Spam and the separating equilibrium

by on June 21, 2012 at 12:50 pm in Economics | Permalink

From Jeffrey Bloomer:

The researcher, Cormac Herley, looked into so-called “Nigerian scams,” named for the African nation where the scammers often claim to reside. The emails typically seek a cash investment and promise a lofty payoff, often linking themselves to off-shore corporations or royalty. Herley’s algorithm-rich analysis found that the obvious spam clichés are a deliberate attempt to weed out potential victims who are too savvy to fall for the scheme—and in turn make the most of the human capital required to secure funds from the people who are duped.

“Since gullibility is unobservable, the best strategy is to get those who possess this quality to self-identify,” Herley writes, and the scheme ingeniously lines up the most gullible recipients in one swoop.
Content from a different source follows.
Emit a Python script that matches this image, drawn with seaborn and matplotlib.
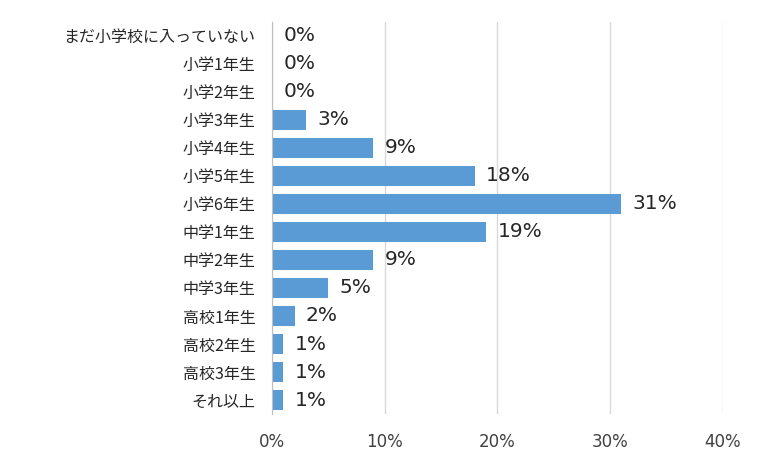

Those who are left “represent a tiny subset of the overall population” but nevertheless a lucrative one for the spammers.

This also explains the apparent overabundance of the emails from Nigeria, since the country is so widely associated with Web scams. Though some of the first such schemes originated there in the 1980s during a period of high unemployment for well-educated young professionals, most launch elsewhere today, including the United States.

Far from the usual spam indictment, Herley’s study suggests applying the spammers’ logic in a larger context. Read it in full here.

For the pointer I thank Claire A. Hill.

Steve Sailer June 21, 2012 at 12:57 pm

I am Achoya, only natural son of deposed god-emperor Mbube.

Actually, the main reason I claim to be from Nigeria is because I am from Nigeria, which makes the part where I meet the sucker in person for the transfer go much more smoothly than if I had claimed to Vladimir Putin’s brother-in-law.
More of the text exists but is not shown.